Он работает в многотиражках ленинградских предприятий, посещает строительство Беломорско-Балтийского канала, вслушиваясь в ритмы грандиозного процесса социального обновления. Происходит перелом во всем его творчестве: от мировосприятия до тональности повествования и стиля. В этот период Зощенко охвачен идеей слить воедино сатиру и героику. Теоретически тезис этот был провозглашен им еще в самом начале 30-х годов, а практически реализован в "Возвращенной молодости" (1933), "Истории одной жизни" (1934), повести "Голубая книга" (1935) и ряде рассказов второй половины: 30-х годов. Наши недруги за рубежом нередко объясняют тяготение Зощенко к героической теме, яркому положительному характеру диктатом внешних сил.

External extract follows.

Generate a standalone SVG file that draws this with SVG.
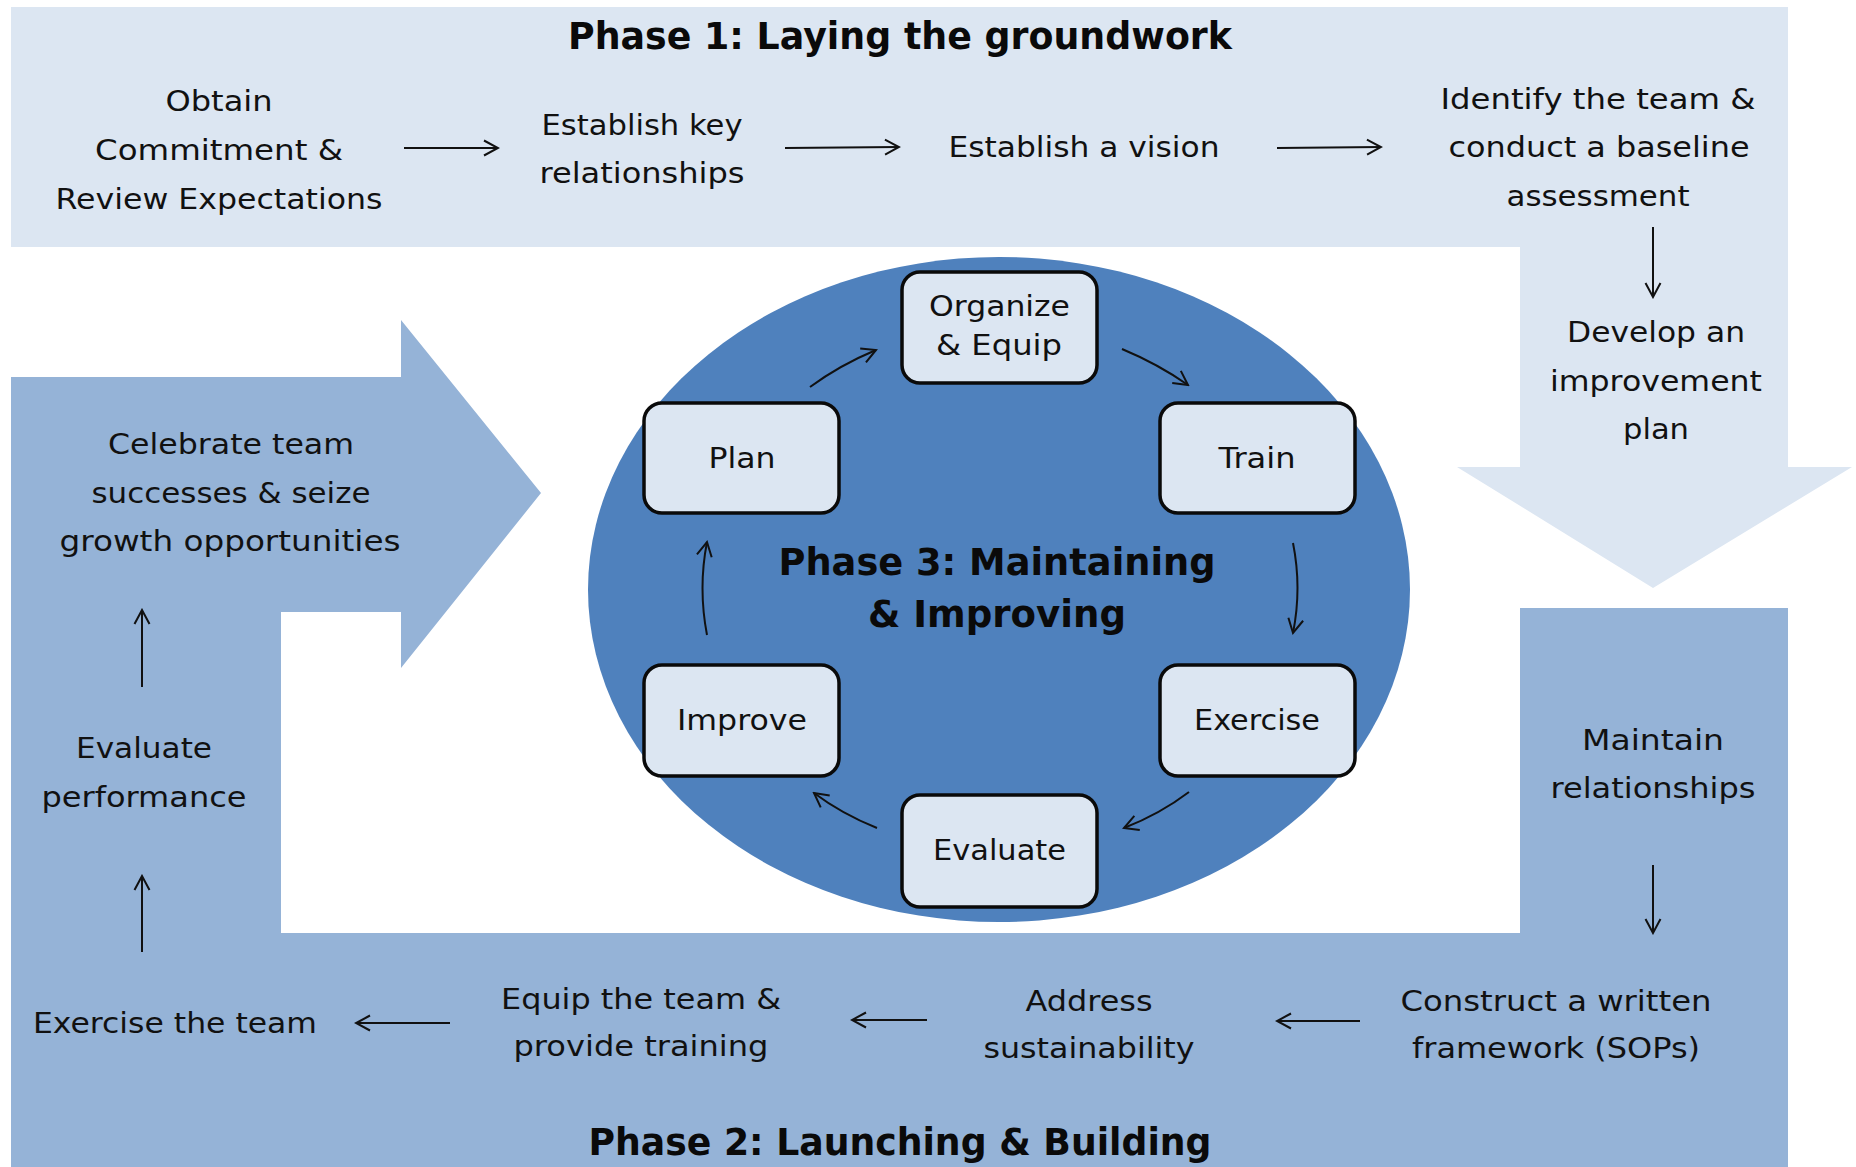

На самом деле это было органично для писателя и свидетельствовало о его внутренней эволюции, столь нередкой для русской национальной традиции еще со времен Гоголя.

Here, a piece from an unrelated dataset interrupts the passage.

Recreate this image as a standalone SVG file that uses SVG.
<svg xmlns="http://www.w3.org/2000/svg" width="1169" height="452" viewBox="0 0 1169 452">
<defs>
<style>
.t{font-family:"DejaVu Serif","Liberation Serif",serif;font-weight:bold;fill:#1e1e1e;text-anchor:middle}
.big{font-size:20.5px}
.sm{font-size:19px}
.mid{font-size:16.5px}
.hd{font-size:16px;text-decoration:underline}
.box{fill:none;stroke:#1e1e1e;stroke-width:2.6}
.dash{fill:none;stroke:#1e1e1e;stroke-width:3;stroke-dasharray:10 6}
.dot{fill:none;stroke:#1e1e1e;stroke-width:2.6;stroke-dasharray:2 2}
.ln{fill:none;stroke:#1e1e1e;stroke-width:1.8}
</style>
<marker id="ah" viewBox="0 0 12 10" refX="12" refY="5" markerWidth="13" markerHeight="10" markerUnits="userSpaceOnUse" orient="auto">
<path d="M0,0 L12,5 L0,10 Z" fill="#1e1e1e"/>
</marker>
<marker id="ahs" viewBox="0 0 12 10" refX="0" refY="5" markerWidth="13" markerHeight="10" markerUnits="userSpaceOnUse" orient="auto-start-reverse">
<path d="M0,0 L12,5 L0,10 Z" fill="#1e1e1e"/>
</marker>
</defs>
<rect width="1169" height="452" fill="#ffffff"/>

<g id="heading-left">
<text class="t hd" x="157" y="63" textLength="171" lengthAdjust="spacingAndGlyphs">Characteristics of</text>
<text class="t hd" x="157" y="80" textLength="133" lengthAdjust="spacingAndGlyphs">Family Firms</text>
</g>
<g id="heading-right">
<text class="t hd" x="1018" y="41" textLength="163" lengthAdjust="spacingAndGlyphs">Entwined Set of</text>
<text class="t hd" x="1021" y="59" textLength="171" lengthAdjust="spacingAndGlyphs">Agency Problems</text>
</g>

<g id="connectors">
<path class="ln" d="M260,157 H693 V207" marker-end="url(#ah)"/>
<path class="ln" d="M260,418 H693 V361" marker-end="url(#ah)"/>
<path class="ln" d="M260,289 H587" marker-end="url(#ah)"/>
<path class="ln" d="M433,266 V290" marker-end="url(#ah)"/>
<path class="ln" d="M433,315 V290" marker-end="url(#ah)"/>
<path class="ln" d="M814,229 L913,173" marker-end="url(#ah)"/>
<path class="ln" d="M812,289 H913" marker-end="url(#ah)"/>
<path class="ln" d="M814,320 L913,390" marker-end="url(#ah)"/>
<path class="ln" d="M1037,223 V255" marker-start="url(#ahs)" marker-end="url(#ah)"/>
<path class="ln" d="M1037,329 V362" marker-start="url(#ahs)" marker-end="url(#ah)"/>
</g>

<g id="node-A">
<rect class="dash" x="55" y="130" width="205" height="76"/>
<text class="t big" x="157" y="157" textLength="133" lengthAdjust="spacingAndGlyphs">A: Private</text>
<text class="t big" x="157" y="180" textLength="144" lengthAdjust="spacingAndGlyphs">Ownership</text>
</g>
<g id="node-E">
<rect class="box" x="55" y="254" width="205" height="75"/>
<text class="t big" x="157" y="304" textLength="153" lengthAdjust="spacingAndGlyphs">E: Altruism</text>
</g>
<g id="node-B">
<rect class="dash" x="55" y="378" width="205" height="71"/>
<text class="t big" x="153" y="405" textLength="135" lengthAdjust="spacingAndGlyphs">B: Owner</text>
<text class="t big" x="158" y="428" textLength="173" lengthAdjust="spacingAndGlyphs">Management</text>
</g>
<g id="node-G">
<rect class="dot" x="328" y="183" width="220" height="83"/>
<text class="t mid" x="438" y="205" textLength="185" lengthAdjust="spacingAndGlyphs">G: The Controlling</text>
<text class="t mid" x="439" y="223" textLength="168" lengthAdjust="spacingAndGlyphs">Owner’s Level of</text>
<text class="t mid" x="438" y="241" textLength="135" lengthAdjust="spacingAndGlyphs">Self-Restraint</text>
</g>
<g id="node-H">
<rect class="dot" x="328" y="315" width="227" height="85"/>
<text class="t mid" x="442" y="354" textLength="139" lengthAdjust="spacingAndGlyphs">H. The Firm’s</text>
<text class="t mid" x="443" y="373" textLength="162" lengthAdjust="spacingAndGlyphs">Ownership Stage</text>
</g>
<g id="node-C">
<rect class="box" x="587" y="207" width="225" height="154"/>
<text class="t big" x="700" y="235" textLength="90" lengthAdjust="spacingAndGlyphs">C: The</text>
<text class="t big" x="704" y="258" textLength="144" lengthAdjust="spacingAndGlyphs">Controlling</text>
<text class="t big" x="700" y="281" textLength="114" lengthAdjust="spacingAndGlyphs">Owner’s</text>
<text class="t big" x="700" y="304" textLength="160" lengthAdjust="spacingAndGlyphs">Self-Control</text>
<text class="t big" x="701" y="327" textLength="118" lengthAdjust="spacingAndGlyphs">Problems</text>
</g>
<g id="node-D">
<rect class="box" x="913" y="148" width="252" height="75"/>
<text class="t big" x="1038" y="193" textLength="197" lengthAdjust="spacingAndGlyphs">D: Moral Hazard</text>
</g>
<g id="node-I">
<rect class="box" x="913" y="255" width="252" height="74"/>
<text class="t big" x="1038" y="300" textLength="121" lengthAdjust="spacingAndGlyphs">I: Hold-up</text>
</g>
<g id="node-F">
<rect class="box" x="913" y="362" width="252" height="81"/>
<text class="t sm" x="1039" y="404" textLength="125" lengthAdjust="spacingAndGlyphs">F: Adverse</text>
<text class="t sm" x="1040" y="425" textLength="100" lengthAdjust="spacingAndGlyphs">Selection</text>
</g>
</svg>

Достаточно вспомнить вырвавшееся из наболевшей груди признание Некрасова: "Злобою сердце питаться устало...", сжигавшую Щедрина жажду высокого и героического, неутоленную тоску Чехова по человеку, у которого все прекрасно. Уже в 1927 году Зощенко в свойственной ему тогда манере сделал в одном из рассказов такое признание: "Хочется сегодня размахнуться на что-нибудь героическое. На какой-нибудь этакий грандиозный, обширный характер со многими передовыми взглядами и настроениями. А то все мелочь да мелкота - прямо противно... А скучаю я, братцы, по настоящему герою! Вот бы мне встретить такого!" Двумя годами позже, в книге "Письма к писателю", М. Зощенко снова возвращается к волновавшей его проблеме.

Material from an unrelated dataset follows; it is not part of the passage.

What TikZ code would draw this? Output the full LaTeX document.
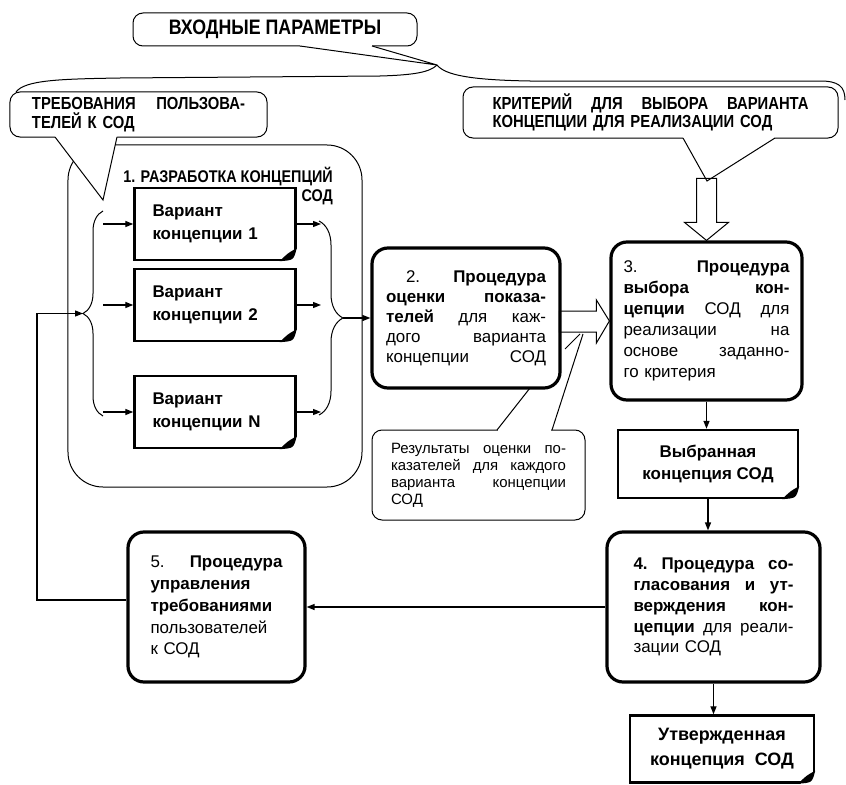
\documentclass[tikz,border=0pt]{standalone}
\usepackage{fontspec}
\setmainfont{Liberation Sans}
\newfontfamily\capsfont{Liberation Sans}[FakeStretch=0.85]
\usetikzlibrary{positioning, arrows.meta, calc, decorations.pathreplacing}

\begin{document}
\begin{tikzpicture}[
  x=1bp, y=-1bp,
  proc/.style={draw, line width=3.2bp, rounded corners=16bp, align=left, inner sep=0pt, font=\fontsize{17}{20}\selectfont},
  docbox/.style={draw, line width=2.4bp, fill=white, inner sep=0pt, font=\bfseries\fontsize{17}{23}\selectfont},
  callout/.style={draw, line width=1bp, rounded corners=10bp, fill=white, inner sep=0pt},
  capstext/.style={font=\capsfont\bfseries\fontsize{17.5}{18.5}\selectfont},
  thin/.style={line width=1bp},
  hollow/.style={draw, line width=1bp},
  arrow/.style={-{Triangle[length=8bp, width=6bp]}, line width=1.3bp}
]

\useasboundingbox (0,0) rectangle (846,785);

% long brace over the input callouts
\draw[thin] (16,92) .. controls (25,80) and (60,79) .. (120,78) -- (380,76)
  .. controls (415,75) and (430,72) .. (437,65)
  .. controls (445,75) and (470,80) .. (530,81) -- (820,81)
  .. controls (838,81) and (845,86) .. (845,100);

% callouts
\node[callout, capstext, font=\capsfont\bfseries\fontsize{21}{22}\selectfont, minimum width=284bp, minimum height=33bp] (inp) at (275,29.5) {ВХОДНЫЕ ПАРАМЕТРЫ};
\fill[white] (300,43) -- (300,46) -- (437,65) -- (372,46) -- (372,43) -- cycle;
\draw[thin] (300,46) -- (437,65) -- (372,46);

\node[callout, capstext, minimum width=257bp, minimum height=45bp, text width=213bp, align=left] (req) at (138.5,114.5)
  {ТРЕБОВАНИЯ\hfill ПОЛЬЗОВА-\\ТЕЛЕЙ К СОД};
\node[callout, capstext, minimum width=375bp, minimum height=51bp, text width=316bp, align=left] (crit) at (650.5,112.5)
  {КРИТЕРИЙ\hfill ДЛЯ\hfill ВЫБОРА\hfill ВАРИАНТА\\КОНЦЕПЦИИ ДЛЯ РЕАЛИЗАЦИИ СОД};

% group 1
\node[draw, thin, rounded corners=35bp, minimum width=294bp, minimum height=342bp] (grp) at (215,316) {};
\node[capstext, font=\capsfont\bfseries\fontsize{17}{19}\selectfont, align=right, anchor=north east, inner sep=0pt] (grptitle) at (333,167) {1. РАЗРАБОТКА КОНЦЕПЦИЙ\\СОД};

\fill[white] (55,134) -- (55,137) -- (103,200) -- (117,137) -- (117,134) -- cycle;
\draw[thin] (55,137) -- (103,200) -- (117,137);
\fill[white] (683,135) -- (683,138) -- (707,181) -- (775,138) -- (775,135) -- cycle;
\draw[thin] (683,138) -- (707,181) -- (775,138);

\node[docbox, minimum width=161bp, minimum height=72bp, text width=125bp, align=left] (v1) at (215,224) {Вариант\\концепции 1};
\node[docbox, minimum width=161bp, minimum height=72bp, text width=125bp, align=left] (v2) at (215,305) {Вариант\\концепции 2};
\node[docbox, minimum width=161bp, minimum height=72bp, text width=125bp, align=left] (vn) at (215,412) {Вариант\\концепции N};

% procedures
\node[proc, minimum width=188bp, minimum height=140bp, text width=160bp] (b2) at (466,318)
  {\hspace*{20bp}2.\hfill\textbf{Процедура}\\ \textbf{оценки\hfill показа-}\\ \textbf{телей}\hfill для\hfill каж-\\ дого\hfill варианта\\ концепции\hfill СОД};
\node[proc, minimum width=191bp, minimum height=158bp, text width=166bp, font=\fontsize{17}{21}\selectfont] (b3) at (706.5,321)
  {3.\hfill\textbf{Процедура}\\ \textbf{выбора}\hfill\textbf{кон-}\\ \textbf{цепции}\hfill СОД\hfill для\\ реализации\hfill на\\ основе\hfill заданно-\\ го критерия};
\node[proc, minimum width=213bp, minimum height=150bp, text width=160bp, font=\fontsize{17}{21}\selectfont] (b4) at (713.5,607)
  {\textbf{4.\hfill Процедура\hfill со-}\\ \textbf{гласования\hfill и\hfill ут-}\\ \textbf{верждения\hfill кон-}\\ \textbf{цепции}\hfill для\hfill реали-\\ зации СОД};
\node[proc, minimum width=177bp, minimum height=150bp, text width=132bp, font=\fontsize{17}{22}\selectfont] (b5) at (216.5,607)
  {5.\hfill\textbf{Процедура}\\ \textbf{управления}\\ \textbf{требованиями}\\ пользователей\\ к СОД};

\node[docbox, minimum width=180bp, minimum height=68bp, align=center] (sel) at (708,464) {Выбранная\\концепция СОД};
\node[docbox, minimum width=184bp, minimum height=67bp, align=center, font=\bfseries\fontsize{18}{25}\selectfont] (fin) at (722,749) {Утвержденная\\концепция\hspace{5bp} СОД};

% folded corners of the documents
\foreach \d in {v1,v2,vn,sel,fin} {
  \fill[white] ([xshift=-17bp,yshift=-2bp]\d.south east) -- ([xshift=2bp,yshift=-2bp]\d.south east) -- ([xshift=2bp,yshift=14bp]\d.south east) -- cycle;
  \fill ([xshift=-17bp]\d.south east) .. controls ([xshift=-3bp,yshift=1bp]\d.south east) .. ([yshift=13bp]\d.south east)
    .. controls ([xshift=-9bp,yshift=8bp]\d.south east) .. ([xshift=-17bp]\d.south east) -- cycle;
}

% results callout
\node[callout, minimum width=213bp, minimum height=90bp, text width=175bp, align=left, font=\fontsize{15}{17}\selectfont] (res) at (478.5,475)
  {Результаты\hfill оценки\hfill по-\\ казателей\hfill для\hfill каждого\\ варианта\hfill концепции\\ СОД};
\fill[white] (498,428) rectangle (551,432);
\draw[thin] (497,430) -- (530,388);
\draw[thin] (552,430) -- (583,334);
\draw[thin] (565,349) -- (580,334);

% hollow arrows
\draw[hollow] (b3.west) -- ++(-13,-21) -- ++(0,11) -- ++(-37,0) -- ++(0,21) -- ++(37,0) -- ++(0,11) -- cycle;
\draw[hollow] (b3.north) -- ++(-22,-18) -- ++(12,0) -- ++(0,-44) -- ++(20,0) -- ++(0,44) -- ++(12,0) -- cycle;

% braces
\draw[thin, decorate, decoration={brace, amplitude=20bp}] (103,416) -- (103,211);
\draw[thin, decorate, decoration={brace, amplitude=24bp}] (319,221) -- (319,415);
\coordinate (lbtip) at (83,313.5);
\coordinate (rbtip) at (343,318);
\coordinate (lbr) at (103,0);
\coordinate (rbr) at (321,0);
\coordinate (fbk) at (37,0);

% connectors
\foreach \v in {v1,v2,vn} {
  \draw[arrow] (\v.west -| lbr) -- (\v.west);
  \draw[arrow] (\v.east) -- (\v.east -| rbr);
}
\draw[arrow] (rbtip) -- (rbtip -| b2.west);
\draw[arrow] (b3.south) -- (b3.south |- sel.north);
\draw[arrow] (sel.south) -- (sel.south |- b4.north);
\draw[arrow] (b4.south) -- (b4.south |- fin.north);
\draw[arrow] (b4.west) -- (b5.east);
\draw[arrow] ([yshift=7bp]b5.west) -| (fbk |- lbtip) -- (lbtip);

\end{tikzpicture}
\end{document}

Он утверждает, что "пролетарская революция подняла целый и громадный пласт новых, "неописуемых" людей". Встреча писателя с такими героями произошла в 30-е годы, и это способствовало существенному изменению всего облика ею новеллы. Зощенко 30-х годов совершенно отказывается не только от привычной социальной маски, но и от выработанной годами сказовой манеры. Автор и его герои говорят теперь вполне правильным литературным языком. При этом, естественно, несколько тускнеет речевая гамма, но стало очевидным, что прежним зощенковским стилем уже нельзя было бы воплотить новый круг идей и образов.